Brief: Skip all pictures, then copy the lines from the start of the data through the line with "from matplotlib.patches import Rectangle", keeping both ends.

Dataset extract:
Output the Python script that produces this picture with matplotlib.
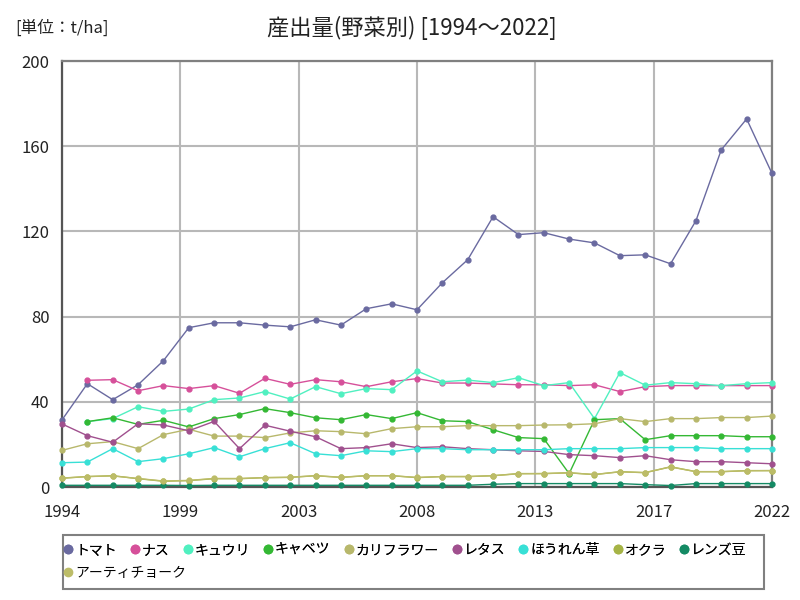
import numpy as np
import matplotlib
matplotlib.use("Agg")
import matplotlib.pyplot as plt
from matplotlib.lines import Line2D
from matplotlib.patches import Rectangle

plt.rcParams['font.family'] = ['Noto Sans CJK JP', 'DejaVu Sans']

nan = np.nan
years = list(range(1994, 2023))
title = "産出量(野菜別) [1994～2022]"
unit_label = "[単位：t/ha]"

names = ["トマト", "ナス", "キュウリ", "キャベツ", "カリフラワー", "レタス",
         "ほうれん草", "オクラ", "レンズ豆", "アーティチョーク"]

tomato = [31.5, 48.5, 41, 48, 59.3, 74.8, 77.1, 77.1, 76, 75.2, 78.5, 76, 83.7, 86, 83.2,
          95.9, 106.7, 126.9, 118.5, 119.4, 116.4, 114.6, 108.6, 109, 104.8, 125, 158.3, 172.8, 147.2]
nasu = [nan, 50.1, 50.4, 45.2, 47.6, 46.2, 47.6, 44, 51, 48.2, 50.4, 49.4, 47.1, 49.4, 50.9,
        48.8, 48.8, 48.4, 48, 48, 47.6, 48, 44.8, 47.1, 47.6, 47.6, 47.6, 47.6, 47.6]
cucumber = [nan, 30.7, 32.1, 37.7, 35.5, 36.6, 41, 41.8, 44.8, 41.3, 47.1, 43.8, 46.2, 45.7, 54.5,
            49.4, 50.2, 49, 51.3, 47.6, 49, 32.1, 53.7, 47.8, 49, 48.5, 47.6, 48.5, 49]
cabbage = [nan, 30.7, 32.5, 29.4, 31.3, 28.2, 32.1, 34, 36.8, 34.9, 32.5, 31.6, 34, 32.1, 34.9,
           31.1, 30.7, 26.9, 23.2, 22.7, 6.3, 31.6, 32.1, 22.2, 24.1, 24.1, 24.1, 23.6, 23.6]
cauliflower = [17.2, 20.3, 21.3, 18, 24.6, 27.1, 23.9, 23.9, 23.2, 25.4, 26.4, 26, 25, 27.4, 28.3,
               28.3, 28.8, 28.8, 28.8, 29.1, 29.2, 29.7, 32.1, 30.7, 32.1, 32.1, 32.6, 32.6, 33.3]
lettuce = [29.6, 24.1, 21, 29.7, 29.1, 26.4, 30.8, 18, 29, 26.2, 23.6, 18, 18.5, 20.3, 18.5,
           18.9, 18, 17.5, 17, 16.7, 15.2, 14.7, 13.8, 14.7, 12.8, 11.9, 11.9, 11.4, 10.9]
spinach = [11.4, 11.7, 18, 11.9, 13.3, 15.6, 18.5, 14.2, 18, 20.8, 15.6, 14.7, 17, 16.6, 18,
           18, 17.5, 17.5, 17.5, 17.5, 18, 18, 18, 18.5, 18.5, 18.5, 18, 18, 18]
okra = [4.1, 4.9, 5.3, 3.9, 2.7, 3, 3.9, 3.9, 4.4, 4.5, 5.3, 4.5, 5.3, 5.3, 4.4,
        4.9, 4.9, 5.3, 6.3, 6.3, 6.7, 5.8, 7.2, 6.7, 9.5, 7.2, 7.2, 7.7, 7.7]
lentil = [0.8, 0.8, 0.8, 0.8, 0.8, 0.7, 0.8, 0.8, 0.8, 0.8, 0.8, 0.8, 0.8, 0.8, 0.8,
          0.8, 0.8, 1.3, 1.6, 1.6, 1.6, 1.6, 1.6, 1.1, 0.7, 1.6, 1.6, 1.6, 1.6]
artichoke = [4.2, 4.9, 5.2, 4.0, 2.8, 3.1, 4.0, 4.0, 4.4, 4.6, 5.3, 4.6, 5.3, 5.3, 4.5,
             4.9, 4.9, 5.3, 6.2, 6.3, 6.6, 5.9, 7.1, 6.8, 9.4, 7.2, 7.2, 7.6, 7.7]

series = [tomato, nasu, cucumber, cabbage, cauliflower, lettuce, spinach, okra, lentil, artichoke]
colors = ["#6a6aa0", "#d6509a", "#50f0c0", "#34b834", "#b8b86c",
          "#a0508e", "#38e0d6", "#a6b446", "#148a64", "#bcbc68"]

fig = plt.figure(figsize=(8, 6), dpi=100)
ax = fig.add_axes([62/800, 1-487/600, (772-62)/800, (487-61)/600])

for name, vals, c in zip(names, series, colors):
    ax.plot(years, vals, color=c, lw=1.0, marker='o', ms=3.5, mec=c, mfc=c, label=name,
            clip_on=False, zorder=3)

ax.set_xlim(1994, 2022)
ax.set_ylim(0, 200)
ax.set_yticks(np.arange(0, 201, 40))
xt = np.linspace(1994, 2022, 7)
ax.set_xticks(xt)
ax.set_xticklabels([str(int(round(v))) for v in xt])
ax.grid(True, color="#b8b8b8", lw=1.5, zorder=0)
ax.tick_params(length=0, labelsize=12, colors="#222222")
ax.tick_params(axis='x', pad=12)
ax.tick_params(axis='y', pad=9)
for s in ['left', 'bottom']:
    ax.spines[s].set_color('#555555')
    ax.spines[s].set_linewidth(1.6)
for s in ['top', 'right']:
    ax.spines[s].set_color('#808080')
    ax.spines[s].set_linewidth(1.6)

fig.text(412/800, 1-28/600, title, ha='center', va='center', fontsize=16, color="#222222")
fig.text(15/800, 1-28/600, unit_label, ha='left', va='center', fontsize=12, color="#222222")

handles = [Line2D([], [], ls='none', marker='o', ms=6, color=c) for c in colors]
leg1 = fig.legend(handles[:9], names[:9], loc='center left', bbox_to_anchor=(64/800, 1-550/600),
                  ncol=9, frameon=False, fontsize=10, handlelength=0.6, handletextpad=0.2,
                  columnspacing=1.0, borderpad=0, borderaxespad=0)
leg2 = fig.legend(handles[9:], names[9:], loc='center left', bbox_to_anchor=(64/800, 1-573/600),
                  ncol=1, frameon=False, fontsize=10, handlelength=0.6, handletextpad=0.2,
                  borderpad=0, borderaxespad=0)
fig.add_artist(leg1)
fig.patches.append(Rectangle((63/800, 1-589/600), (764-63)/800, (589-535)/600,
                             transform=fig.transFigure, fill=False, ec='#808080', lw=1.5))

fig.savefig("out.png", dpi=100)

Solution to the problem:
Output the Python script that produces this picture with matplotlib.
import numpy as np
import matplotlib
matplotlib.use("Agg")
import matplotlib.pyplot as plt
from matplotlib.lines import Line2D
from matplotlib.patches import Rectangle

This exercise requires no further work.